Pittsburgh Art Places

Menu
 

The War's Cost

So sweeping was its effect, it would be difficult to overstate the magnitude of the devastation resulting from the global carnage that was World War II. That calculation, in fact, might best be approached in segments – with even those totals broken out by category being sufficiently large to defy easy comprehension. The process could reasonably begin with the combatant casualty counts experienced by the colliding nations. There, perhaps, some degree of justice might exist, given that the numbers of military dead, wounded and missing reported by the Axis nations were far higher than those sustained by the targets of their aggression.  Having joined Germany in its invasion of Poland before being attacked by its former ally, Russia appears on both sides of the equation. And because of the length and intensity of that “war-within-a-war,” its casualties top any of the entire conflict. Twenty-seven million Soviets were killed, wounded or captured from 1941 through 1945, and one-quarter of the 34.5 million who served during those years were reported as dead. That ratio of combatants killed was matched by the percentage of German lives lost, and was exceeded only by the deaths of nearly one-third of Japan’s fighting force. The high kill rate suffered by the Japanese could be viewed as consistent with the nation’s attitude toward the concept of surrender: the wartime total of its fighters captured was just 40,000.
 Allied casualties were markedly lower than those of their enemies, both in raw totals and in relation to the number of those who served. Of 17.8 million participants under British command, 580,000 were reported killed or missing, while 407,000 of America’s total force of 17.4 million were counted as battlefield deaths. France’s higher ratio of losses, as compared to force size, reflected the high level of direct French involvement in defense of its homeland during 1940-41. The World War II estimate of from 21 to 25 million military deaths included five million who died as captives after being taken prisoner. The fate of those captured or simply reported as missing – if they were included at all – was particularly poignant. Of two million Germans taken on the Eastern Front, only 300,000 returned home. And unknown numbers of Japanese fighting on the Asian mainland at the close of the war vanished without a trace.

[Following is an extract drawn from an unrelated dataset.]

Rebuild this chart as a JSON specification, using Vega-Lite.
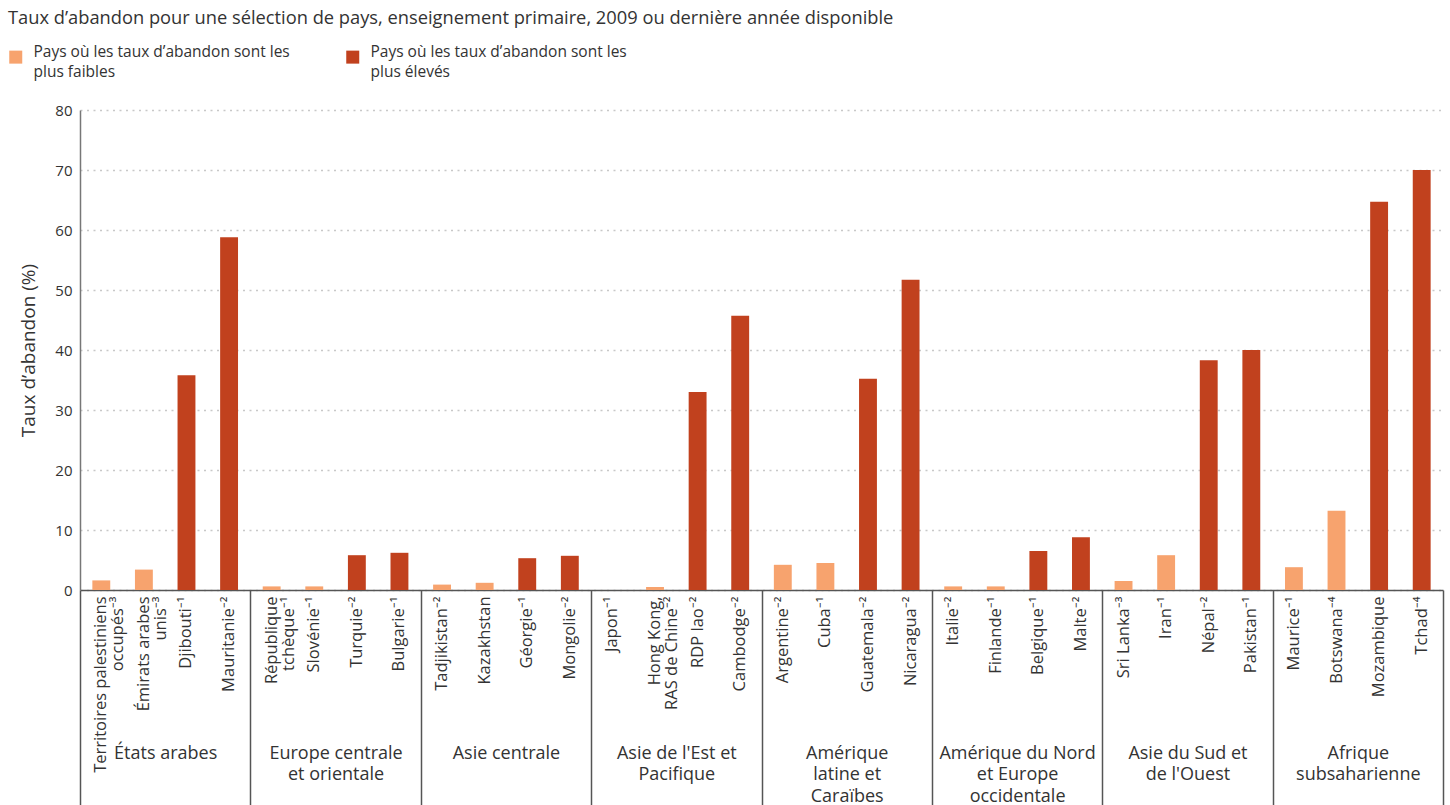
{
  "$schema": "https://vega.github.io/schema/vega-lite/v6.json",
  "width": 1363,
  "height": 480,
  "autosize": {"type": "pad"},
  "padding": {"left": 8, "top": 8, "right": 7, "bottom": 0},
  "background": "white",
  "title": {
    "text": "Taux d’abandon pour une sélection de pays, enseignement primaire, 2009 ou dernière année disponible",
    "anchor": "start",
    "frame": "bounds",
    "font": "Open Sans",
    "fontSize": 18.3,
    "fontWeight": "normal",
    "color": "#333333",
    "offset": 21
  },
  "config": {
    "view": {"stroke": null},
    "font": "Open Sans",
    "axis": {"labelFont": "Open Sans", "titleFont": "Open Sans"},
    "legend": {"labelFont": "Open Sans"},
    "style": {"guide-label": {"lineHeight": 20}}
  },
  "datasets": {
    "pays": [
      {"region": "États arabes", "pays": "Territoires palestiniens\noccupés⁻³", "taux": 1.6, "groupe": "Pays où les taux d’abandon sont les plus faibles"},
      {"region": "États arabes", "pays": "Émirats arabes\nunis⁻³", "taux": 3.4, "groupe": "Pays où les taux d’abandon sont les plus faibles"},
      {"region": "États arabes", "pays": "Djibouti⁻¹", "taux": 35.8, "groupe": "Pays où les taux d’abandon sont les plus élevés"},
      {"region": "États arabes", "pays": "Mauritanie⁻²", "taux": 58.8, "groupe": "Pays où les taux d’abandon sont les plus élevés"},
      {"region": "Europe centrale et orientale", "pays": "République\ntchèque⁻¹", "taux": 0.6, "groupe": "Pays où les taux d’abandon sont les plus faibles"},
      {"region": "Europe centrale et orientale", "pays": "Slovénie⁻¹", "taux": 0.6, "groupe": "Pays où les taux d’abandon sont les plus faibles"},
      {"region": "Europe centrale et orientale", "pays": "Turquie⁻²", "taux": 5.8, "groupe": "Pays où les taux d’abandon sont les plus élevés"},
      {"region": "Europe centrale et orientale", "pays": "Bulgarie⁻¹", "taux": 6.2, "groupe": "Pays où les taux d’abandon sont les plus élevés"},
      {"region": "Asie centrale", "pays": "Tadjikistan⁻²", "taux": 0.9, "groupe": "Pays où les taux d’abandon sont les plus faibles"},
      {"region": "Asie centrale", "pays": "Kazakhstan", "taux": 1.2, "groupe": "Pays où les taux d’abandon sont les plus faibles"},
      {"region": "Asie centrale", "pays": "Géorgie⁻¹", "taux": 5.3, "groupe": "Pays où les taux d’abandon sont les plus élevés"},
      {"region": "Asie centrale", "pays": "Mongolie⁻²", "taux": 5.7, "groupe": "Pays où les taux d’abandon sont les plus élevés"},
      {"region": "Asie de l'Est et Pacifique", "pays": "Japon⁻¹", "taux": 0, "groupe": "Pays où les taux d’abandon sont les plus faibles"},
      {"region": "Asie de l'Est et Pacifique", "pays": "Hong Kong,\nRAS de Chine⁻²", "taux": 0.5, "groupe": "Pays où les taux d’abandon sont les plus faibles"},
      {"region": "Asie de l'Est et Pacifique", "pays": "RDP lao⁻²", "taux": 33.0, "groupe": "Pays où les taux d’abandon sont les plus élevés"},
      {"region": "Asie de l'Est et Pacifique", "pays": "Cambodge⁻²", "taux": 45.7, "groupe": "Pays où les taux d’abandon sont les plus élevés"},
      {"region": "Amérique latine et Caraïbes", "pays": "Argentine⁻²", "taux": 4.2, "groupe": "Pays où les taux d’abandon sont les plus faibles"},
      {"region": "Amérique latine et Caraïbes", "pays": "Cuba⁻¹", "taux": 4.5, "groupe": "Pays où les taux d’abandon sont les plus faibles"},
      {"region": "Amérique latine et Caraïbes", "pays": "Guatemala⁻²", "taux": 35.2, "groupe": "Pays où les taux d’abandon sont les plus élevés"},
      {"region": "Amérique latine et Caraïbes", "pays": "Nicaragua⁻²", "taux": 51.7, "groupe": "Pays où les taux d’abandon sont les plus élevés"},
      {"region": "Amérique du Nord et Europe occidentale", "pays": "Italie⁻²", "taux": 0.6, "groupe": "Pays où les taux d’abandon sont les plus faibles"},
      {"region": "Amérique du Nord et Europe occidentale", "pays": "Finlande⁻¹", "taux": 0.6, "groupe": "Pays où les taux d’abandon sont les plus faibles"},
      {"region": "Amérique du Nord et Europe occidentale", "pays": "Belgique⁻¹", "taux": 6.5, "groupe": "Pays où les taux d’abandon sont les plus élevés"},
      {"region": "Amérique du Nord et Europe occidentale", "pays": "Malte⁻²", "taux": 8.8, "groupe": "Pays où les taux d’abandon sont les plus élevés"},
      {"region": "Asie du Sud et de l'Ouest", "pays": "Sri Lanka⁻³", "taux": 1.5, "groupe": "Pays où les taux d’abandon sont les plus faibles"},
      {"region": "Asie du Sud et de l'Ouest", "pays": "Iran⁻¹", "taux": 5.8, "groupe": "Pays où les taux d’abandon sont les plus faibles"},
      {"region": "Asie du Sud et de l'Ouest", "pays": "Népal⁻²", "taux": 38.3, "groupe": "Pays où les taux d’abandon sont les plus élevés"},
      {"region": "Asie du Sud et de l'Ouest", "pays": "Pakistan⁻¹", "taux": 40.0, "groupe": "Pays où les taux d’abandon sont les plus élevés"},
      {"region": "Afrique subsaharienne", "pays": "Maurice⁻¹", "taux": 3.8, "groupe": "Pays où les taux d’abandon sont les plus faibles"},
      {"region": "Afrique subsaharienne", "pays": "Botswana⁻⁴", "taux": 13.2, "groupe": "Pays où les taux d’abandon sont les plus faibles"},
      {"region": "Afrique subsaharienne", "pays": "Mozambique", "taux": 64.7, "groupe": "Pays où les taux d’abandon sont les plus élevés"},
      {"region": "Afrique subsaharienne", "pays": "Tchad⁻⁴", "taux": 70.0, "groupe": "Pays où les taux d’abandon sont les plus élevés"}
    ],
    "regions": [
      {"region": "États arabes"},
      {"region": "Europe centrale\net orientale"},
      {"region": "Asie centrale"},
      {"region": "Asie de l'Est et\nPacifique"},
      {"region": "Amérique\nlatine et\nCaraïbes"},
      {"region": "Amérique du Nord\net Europe\noccidentale"},
      {"region": "Asie du Sud et\nde l'Ouest"},
      {"region": "Afrique\nsubsaharienne"}
    ]
  },
  "layer": [
    {
      "data": {"name": "pays"},
      "mark": {"type": "bar"},
      "encoding": {
        "x": {
          "field": "pays",
          "type": "nominal",
          "sort": null,
          "scale": {"paddingInner": 0.58, "paddingOuter": 0.29},
          "axis": {
            "title": null,
            "orient": "bottom",
            "labelAngle": -90,
            "labelAlign": "right",
            "labelBaseline": "middle",
            "ticks": false,
            "labelPadding": 6,
            "labelFontSize": 16.5,
            "labelColor": "#333333",
            "labelLineHeight": 17,
            "labelLimit": 400,
            "labelOverlap": false,
            "labelExpr": "split(datum.label, '\\n')",
            "domainColor": "#555555",
            "domainWidth": 1.5,
            "grid": false
          }
        },
        "y": {
          "field": "taux",
          "type": "quantitative",
          "scale": {"domain": [0, 80], "nice": false},
          "axis": {
            "title": "Taux d’abandon (%)",
            "values": [0, 10, 20, 30, 40, 50, 60, 70, 80],
            "ticks": false,
            "labelPadding": 8,
            "labelFontSize": 15,
            "labelColor": "#333333",
            "domainColor": "#777777",
            "domainWidth": 1.5,
            "grid": true,
            "gridColor": "#c8c8c8",
            "gridDash": [2, 4.5],
            "gridWidth": 1.5,
            "titleFontSize": 19,
            "titleFontWeight": "normal",
            "titleColor": "#333333",
            "titlePadding": 16
          }
        },
        "color": {
          "field": "groupe",
          "type": "nominal",
          "scale": {
            "domain": ["Pays où les taux d’abandon sont les plus faibles", "Pays où les taux d’abandon sont les plus élevés"],
            "range": ["#F7A36E", "#C1411E"]
          },
          "legend": {
            "title": null,
            "orient": "none",
            "legendX": -72,
            "legendY": -61,
            "direction": "horizontal",
            "columns": 2,
            "symbolType": "square",
            "symbolSize": 169,
            "symbolStrokeWidth": 0,
            "labelFontSize": 15.5,
            "labelColor": "#333333",
            "labelBaseline": "alphabetic",
            "labelLimit": 400,
            "labelOffset": 10,
            "columnPadding": 55,
            "labelExpr": "split(replace(datum.label, ' plus', '\\nplus'), '\\n')"
          }
        }
      }
    },
    {
      "data": {"name": "regions"},
      "mark": {"type": "point", "opacity": 0},
      "encoding": {
        "x": {
          "field": "region",
          "type": "nominal",
          "sort": null,
          "scale": {"paddingInner": 0, "paddingOuter": 0},
          "axis": {
            "title": null,
            "orient": "bottom",
            "tickBand": "extent",
            "ticks": true,
            "tickSize": 216,
            "tickColor": "#555555",
            "tickWidth": 1.5,
            "domain": false,
            "labelAngle": 0,
            "labelAlign": "center",
            "labelBaseline": "top",
            "labelPadding": -62,
            "labelFontSize": 18,
            "labelLineHeight": 21.5,
            "labelColor": "#333333",
            "labelLimit": 400,
            "labelOverlap": false,
            "labelExpr": "split(datum.label, '\\n')",
            "grid": false
          }
        }
      }
    }
  ],
  "resolve": {"scale": {"x": "independent", "color": "shared"}, "axis": {"x": "independent"}}
}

Also unprecedented was the war’s volume of casualties among noncombatants. Reflecting harsh conditions imposed on their country during the German invasion, from 15 to 17 million Russian civilians died from enemy action and/or famine and disease. Two nations that spent the war repelling hostile attacks or enduring occupation by their conquerors were next in the ranking of lives lost. More than seven million Chinese civilians were killed as a result of direct Japanese aggression while another five to 10 million starved or succumbed to disease. Poland, held by Germany for virtually the entire war and then central to Russia’s path to Berlin, recorded 5.7 million citizen deaths. As many as three million of that total were Jews specifically targeted for their ethnicity. The emergence of air power and its long-range bombing component contributed to the toll of civilian deaths. Hitler began the pattern in 1940 with the sustained bombing of England, destroying a million homes and killing 20,000 in London alone. Later, three million German noncombatants would die, many from the almost daily airstrikes that occurred from mid-1943 forward. That campaign included the February 1945 bombing of downtown Dresden by more than 1,200 Allied planes. Postwar criticism likened the event to the firebombing of Tokyo, also in 1945, and questioned its focus on the city’s non-military targets. But humanitarian concerns aside, both actions simply added to the widely accepted estimate of 30 million civilian deaths believed to have resulted from war-related activities. Calculations of those dying from famine or disease are less precise, with the low range of historical projections beginning at 19 million lives lost.

The advanced weaponry that produced the war’s record numbers of casualties also left many of the world’s greatest cities and their religious and cultural sites in ruin. London, Dresden and Tokyo weren’t alone among repeatedly hit population centers, and Warsaw, Leningrad, Stalingrad and Berlin were the site of sustained ground battles as well. The destruction contributed to a wartime total of homeless and refugees that would take months or years – if ever -- to accommodate. The population involved was fluid and often in motion. One estimate of those displaced in continental Europe was 12 million.  Estimates for China ranged to 60 million. But whatever their ultimate total, the widespread redistribution of people affected by the waging and outcome of World War II was an event without precedent.  Its degree and scope would have a life-altering impact, directly on the individuals involved and, over time, on the communities and nations in which they settled.